Sur quels indices vous êtes-vous basés ?

analyse d'image

Réponse – Analyses d’images

Exif : 1/200° de seconde / f/4 – Focale 28 mm – La photo est nette, mais le seul personnage vivant est immobile. En soi, ce n’était pas une priorité, mais comme la focale est courte, je suis très proche de l’homme, je devais donc déclencher rapidement, dans le mouvement …  J’ai opté pour une vitesse assez rapide en sacrifiant un peu l’ouverture, mais avec un 28 mm pas de problème de profondeur de champ, car l’homme est près du mur. Il y avait un piège, car au grand angle, il y aurait dû y avoir une déformation des lignes du mur derrière, mais je me suis placé pile en face et bien parallèle à celui-ci, pour éviter les déformations en trapèze. Je me suis baissé pour que mon appareil soit bien de niveau. Il y a quand même un léger décalage sur les bords des lignes du faux mur de la fresque.

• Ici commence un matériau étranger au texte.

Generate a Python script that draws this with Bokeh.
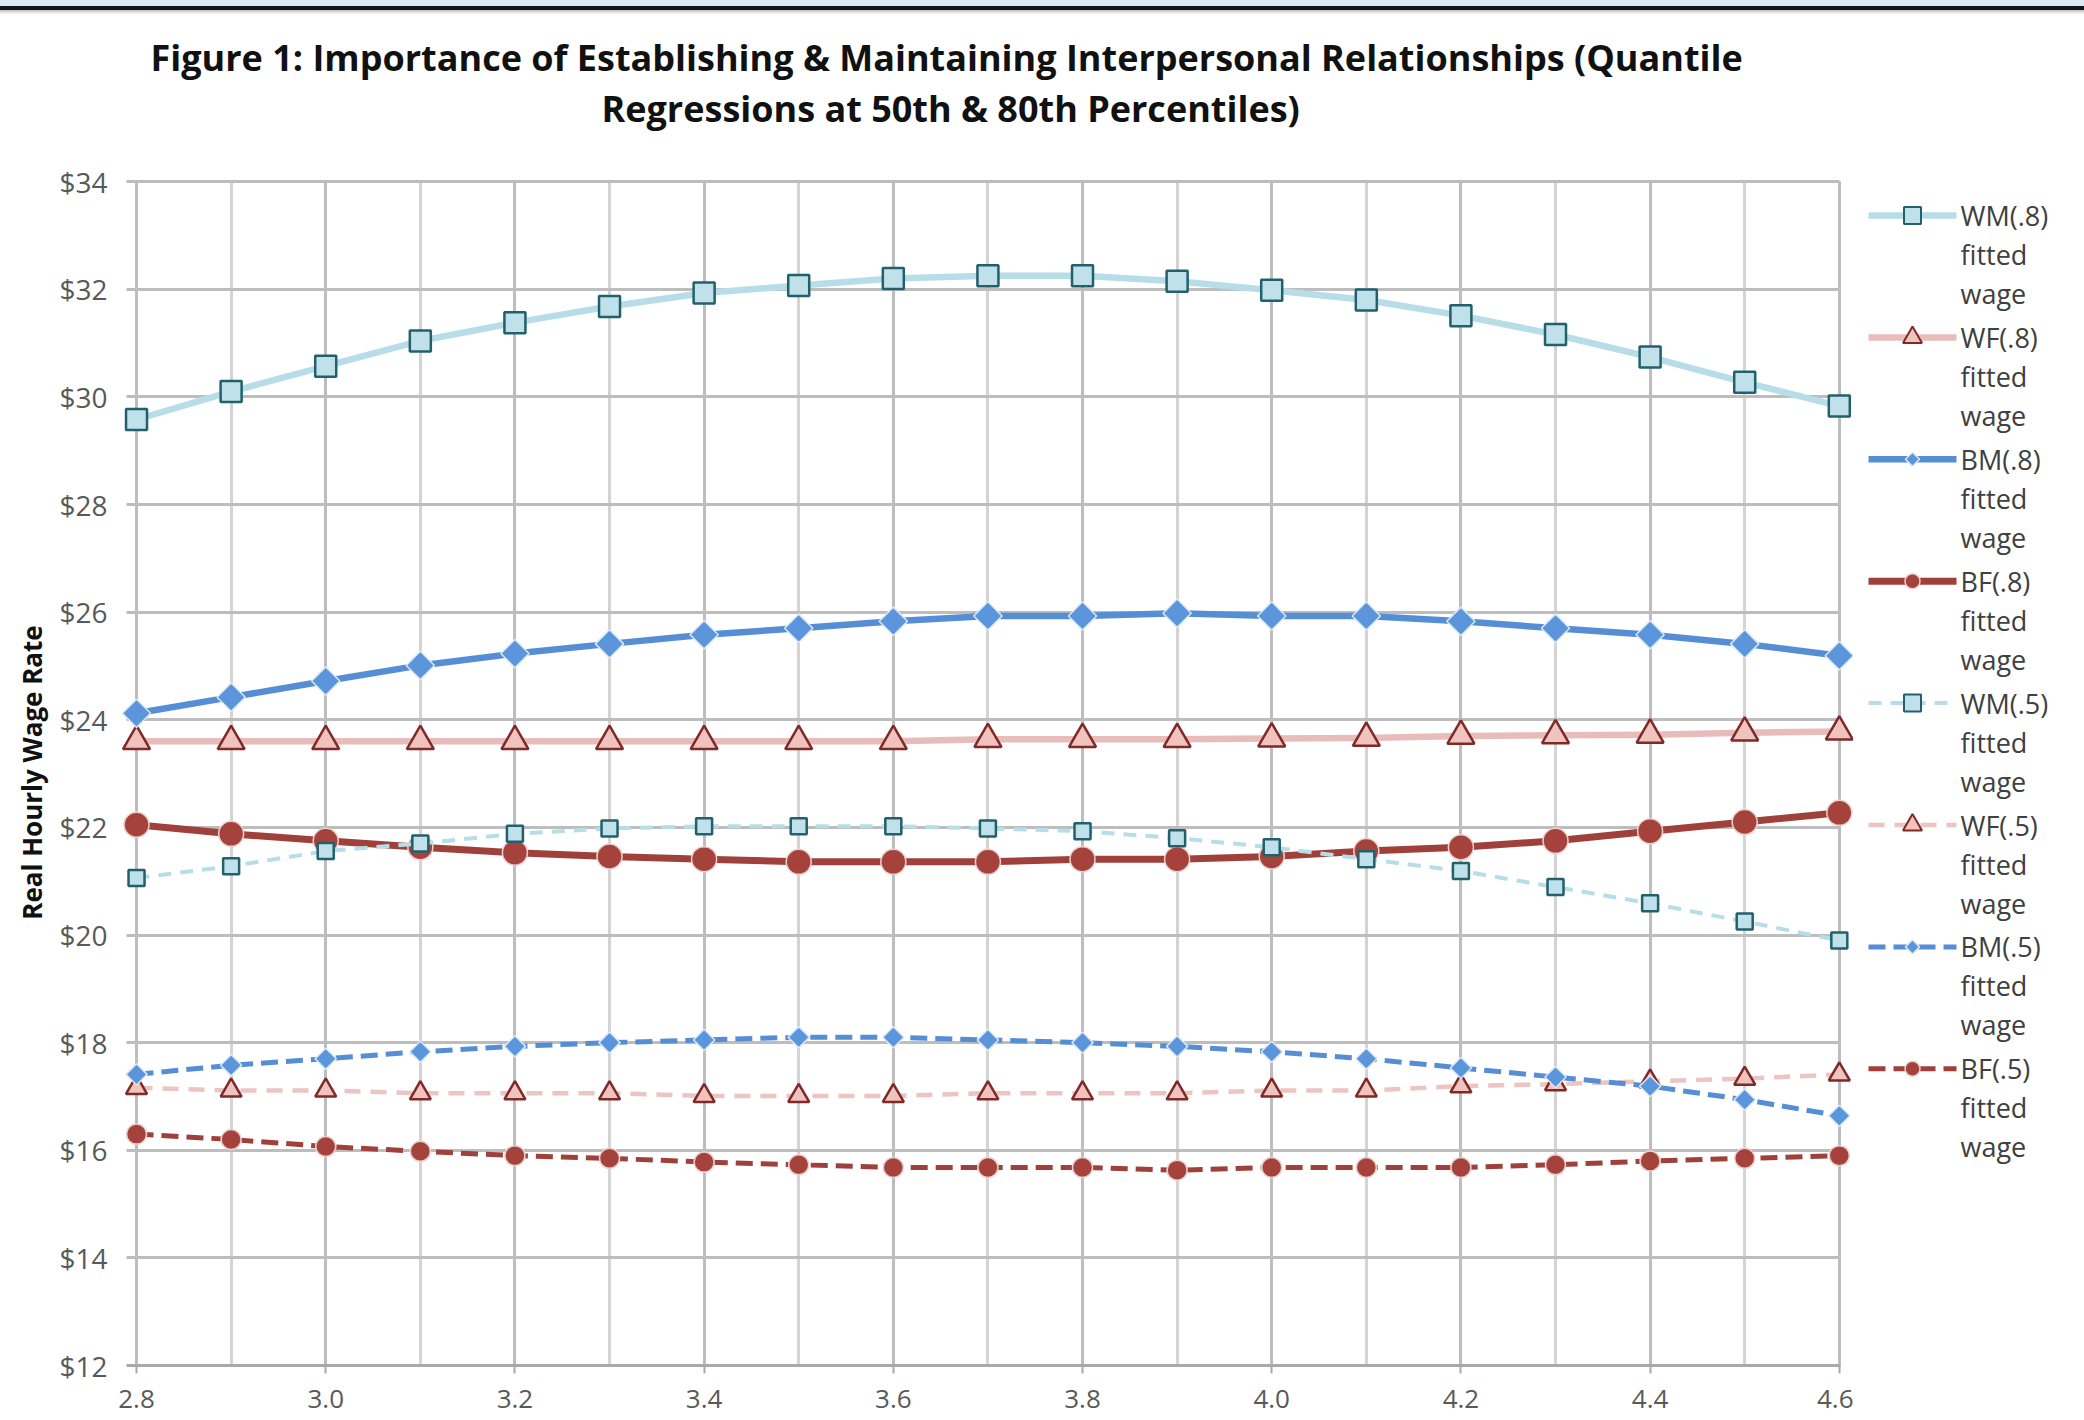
from bokeh.plotting import figure
from bokeh.layouts import column, row
from bokeh.models import (Range1d, SingleIntervalTicker, PrintfTickFormatter,
                          Title, Div)
from bokeh.core.properties import value
from bokeh.embed import file_html
from bokeh.resources import INLINE
import math

# GPA values on the horizontal axis
gpa = [2.8, 2.9, 3.0, 3.1, 3.2, 3.3, 3.4, 3.5, 3.6, 3.7,
       3.8, 3.9, 4.0, 4.1, 4.2, 4.3, 4.4, 4.5, 4.6]

# fitted hourly wages, 80th percentile
wm80 = [29.58, 30.10, 30.57, 31.04, 31.38, 31.68, 31.93, 32.07, 32.20, 32.25,
        32.25, 32.15, 31.98, 31.80, 31.51, 31.16, 30.74, 30.27, 29.83]
wf80 = [23.60, 23.60, 23.60, 23.60, 23.60, 23.60, 23.60, 23.60, 23.60, 23.64,
        23.64, 23.64, 23.65, 23.66, 23.70, 23.71, 23.72, 23.76, 23.78]
bm80 = [24.12, 24.42, 24.72, 25.01, 25.23, 25.41, 25.58, 25.70, 25.83, 25.93,
        25.93, 25.98, 25.93, 25.93, 25.83, 25.70, 25.58, 25.41, 25.19]
bf80 = [22.05, 21.88, 21.75, 21.63, 21.53, 21.46, 21.41, 21.36, 21.36, 21.36,
        21.41, 21.41, 21.46, 21.56, 21.63, 21.75, 21.93, 22.10, 22.27]

# fitted hourly wages, 50th percentile
wm50 = [21.06, 21.28, 21.56, 21.70, 21.88, 21.98, 22.02, 22.02, 22.02, 21.98,
        21.93, 21.80, 21.63, 21.41, 21.19, 20.89, 20.59, 20.25, 19.90]
wf50 = [17.16, 17.11, 17.11, 17.06, 17.06, 17.06, 17.01, 17.01, 17.01, 17.06,
        17.06, 17.06, 17.11, 17.11, 17.19, 17.23, 17.28, 17.33, 17.41]
bm50 = [17.41, 17.58, 17.70, 17.83, 17.93, 18.00, 18.05, 18.10, 18.10, 18.05,
        18.00, 17.93, 17.83, 17.70, 17.53, 17.36, 17.19, 16.94, 16.64]
bf50 = [16.30, 16.20, 16.07, 15.98, 15.90, 15.85, 15.78, 15.73, 15.68, 15.68,
        15.68, 15.63, 15.68, 15.68, 15.68, 15.73, 15.80, 15.85, 15.90]

series_names = ["WM(.8)", "WF(.8)", "BM(.8)", "BF(.8)",
                "WM(.5)", "WF(.5)", "BM(.5)", "BF(.5)"]
legend_tail = ["fitted", "wage"]

title_lines = ["Figure 1: Importance of Establishing & Maintaining Interpersonal Relationships (Quantile",
               "Regressions at 50th & 80th Percentiles)"]

FONT = "Open Sans"
TICK_GRAY = "#595959"
GRID = "#bdbdbd"

BAND_H = 14
PLOT_W, PLOT_H = 1853, 1406
LEG_W = 2084 - PLOT_W
BORDER_TOP, BORDER_BOTTOM = 165, 55

p = figure(width=PLOT_W, height=PLOT_H,
           x_range=Range1d(2.782, 4.615), y_range=Range1d(12, 34.04),
           output_backend="svg", toolbar_location=None, title=None,
           min_border_left=119, min_border_right=0,
           min_border_top=BORDER_TOP, min_border_bottom=BORDER_BOTTOM,
           background_fill_color="white", border_fill_color="white",
           outline_line_color=None)

# axes
xt = SingleIntervalTicker(interval=0.2, num_minor_ticks=2)
yt = SingleIntervalTicker(interval=2, num_minor_ticks=0)
p.xaxis.ticker = xt
p.yaxis.ticker = yt
p.xaxis.formatter = PrintfTickFormatter(format="%.1f")
p.yaxis.formatter = PrintfTickFormatter(format="$%d")

for ax in (p.xaxis, p.yaxis):
    ax.major_label_text_font = FONT
    ax.major_label_text_color = TICK_GRAY
    ax.minor_tick_line_color = None

p.yaxis.major_label_text_font_size = "28px"
p.xaxis.major_label_text_font_size = "26px"

p.yaxis.axis_line_color = None
p.yaxis.major_tick_line_color = None
p.yaxis.major_tick_out = 0
p.yaxis.major_tick_in = 0
p.yaxis.major_label_standoff = 12
p.yaxis.axis_label = "Real Hourly Wage Rate"
p.yaxis.axis_label_text_font = FONT
p.yaxis.axis_label_text_font_style = "bold"
p.yaxis.axis_label_text_font_size = "26px"
p.yaxis.axis_label_text_color = "#111111"
p.yaxis.axis_label_standoff = 6

# the upper bound sits a hair past 4.6 so the last tick survives rounding
p.xaxis.bounds = (2.789, 4.601)
p.xaxis.axis_line_color = "#a9a9a9"
p.xaxis.axis_line_width = 3
p.xaxis.major_tick_line_color = "#a9a9a9"
p.xaxis.major_tick_line_width = 2
p.xaxis.major_tick_out = 8
p.xaxis.major_tick_in = 0
p.xaxis.major_label_standoff = 16

# grid
p.xgrid.ticker = xt
p.ygrid.ticker = yt
p.xgrid.grid_line_color = GRID
p.xgrid.grid_line_width = 3
p.xgrid.minor_grid_line_color = "#d4d4d4"
p.xgrid.minor_grid_line_width = 3
p.ygrid.grid_line_color = GRID
p.ygrid.grid_line_width = 3
# keep the grid inside the plotted span (short stubs to the left of 2.8)
try:
    p.xgrid.cross_bounds = (12, 34)
    p.ygrid.cross_bounds = (2.789, 4.6)
except AttributeError:
    pass

# series styles: line, marker, and the smaller marker used in the key
styles = [
    dict(y=wm80, lc="#b7dee8", lw=6.5, dash="solid", m="square", s=21, ks=17, fc="#c0e1ea", mc="#23606e", mw=2.5, a=0),
    dict(y=wf80, lc="#e8bcba", lw=6.5, dash="solid", m="triangle", s=27, ks=19, fc="#f0c3bf", mc="#7f2a27", mw=2.5, a=0),
    dict(y=bm80, lc="#558ed5", lw=6.5, dash="solid", m="square", s=20, ks=10, fc="#5b96dc", mc="#dce8f7", mw=1.5, a=math.pi / 4),
    dict(y=bf80, lc="#a0403b", lw=7, dash="solid", m="circle", s=25, ks=15, fc="#a5423c", mc="#ead2d0", mw=1.5, a=0),
    dict(y=wm50, lc="#b7dee8", lw=4, dash="13 9", m="square", s=16, ks=17, fc="#c0e1ea", mc="#23606e", mw=2.5, a=0),
    dict(y=wf50, lc="#ecc4c2", lw=4.5, dash="16 10", m="triangle", s=21, ks=19, fc="#f0c3bf", mc="#7f2a27", mw=2.5, a=0),
    dict(y=bm50, lc="#558ed5", lw=5, dash="17 8", m="square", s=15, ks=10, fc="#5b96dc", mc="#dce8f7", mw=1.5, a=math.pi / 4),
    dict(y=bf50, lc="#a0403b", lw=5, dash="17 8", m="circle", s=20, ks=15, fc="#a5423c", mc="#ead2d0", mw=1.5, a=0),
]

for st in styles:
    p.line(gpa, st["y"], line_color=st["lc"], line_width=st["lw"],
           line_dash=st["dash"], line_join="round")
    p.scatter(gpa, st["y"], marker=st["m"], size=st["s"], angle=st["a"],
              fill_color=st["fc"], line_color=st["mc"], line_width=st["mw"])

# title: gap above the frame, then the second and first lines stacked upwards
p.add_layout(Title(text=" ", text_font=FONT, text_font_size="12px", standoff=28), "above")
p.add_layout(Title(text=title_lines[1], align="left", offset=482, standoff=0,
                   text_font=FONT, text_font_style="bold", text_font_size="36px",
                   text_color="#111111"), "above")
p.add_layout(Title(text=title_lines[0], align="left", offset=31, standoff=0,
                   text_font=FONT, text_font_style="bold", text_font_size="36px",
                   text_color="#111111"), "above")

# key panel to the right of the chart; its frame lines up with the chart's frame,
# so its vertical range is expressed in page pixels (growing downward)
frame_top_px = BAND_H + BORDER_TOP
frame_bottom_px = BAND_H + PLOT_H - BORDER_BOTTOM
key = figure(width=LEG_W, height=PLOT_H, x_range=Range1d(0, LEG_W),
             y_range=Range1d(frame_bottom_px, frame_top_px), output_backend="svg",
             toolbar_location=None, x_axis_type=None, y_axis_type=None,
             min_border_left=0, min_border_right=0,
             min_border_top=BORDER_TOP, min_border_bottom=BORDER_BOTTOM,
             outline_line_color=None,
             background_fill_color="white", border_fill_color="white")
key.grid.visible = False

KEY_X0, KEY_X1 = 15, 103          # sample line extent
KEY_TEXT_X = 107
KEY_TOP, KEY_PITCH, KEY_LINE = 215, 121.9, 39

for i, (name, st) in enumerate(zip(series_names, styles)):
    yc = KEY_TOP + i * KEY_PITCH
    key.line([KEY_X0, KEY_X1], [yc, yc], line_color=st["lc"], line_width=st["lw"],
             line_dash=st["dash"])
    key.scatter([(KEY_X0 + KEY_X1) / 2], [yc], marker=st["m"], size=st["ks"],
                angle=st["a"], fill_color=st["fc"], line_color=st["mc"],
                line_width=min(st["mw"], 2))
    rows = [name] + legend_tail
    key.text([KEY_TEXT_X] * 3, [yc + k * KEY_LINE for k in range(3)], text=rows,
             text_font=value(FONT), text_font_size="27px", text_baseline="middle",
             text_align="left", text_color="#404040")

band = Div(text="", width=2084, height=BAND_H, margin=0,
           styles={"background": "linear-gradient(to bottom, #dcebf3 0px, #dcebf3 6px, #141414 6px, #141414 10px, #bdbdbd 10px, #ffffff 14px)"})

layout = column(band, row(p, key, spacing=0), spacing=0)
open("out.html", "w").write(file_html(layout, INLINE))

Technique de composition :  juxtaposition / confusion des plans / absence de profondeur

C’est comme s’il y avait 2 images (la ligne verticale verte), qui s’ignorent (chacun regarde dans une direction différente et rien ne les relie). Celle de l’homme au téléphone d’un côté et celle du mandarin écrivant ses idéogrammes de l’autre. L’intérêt de cette image est dans la juxtaposition des 2 personnages (1 et 2) et des attitudes. Ils s’ignorent, mais ils se ressemblent. Tous les 2 écrivent ou consultent (on ne sait pas trop pour l’homme au téléphone). Tous les 2 sont assis et concentrés sur leur activité, la tête légèrement baissée. Ils portent des vêtements de même couleur et sont d’une taille assez proche. L’intérêt est dans la juxtaposition des 2 qui souligne le décalage dans le temps. Outre les attitudes proches, ce sont les couleurs du fond : le jaune  (3 – 4 et 5) et le rouge (6 – 7 et 8)  qui contribuent à harmoniser et à créer un chemin dans l’image.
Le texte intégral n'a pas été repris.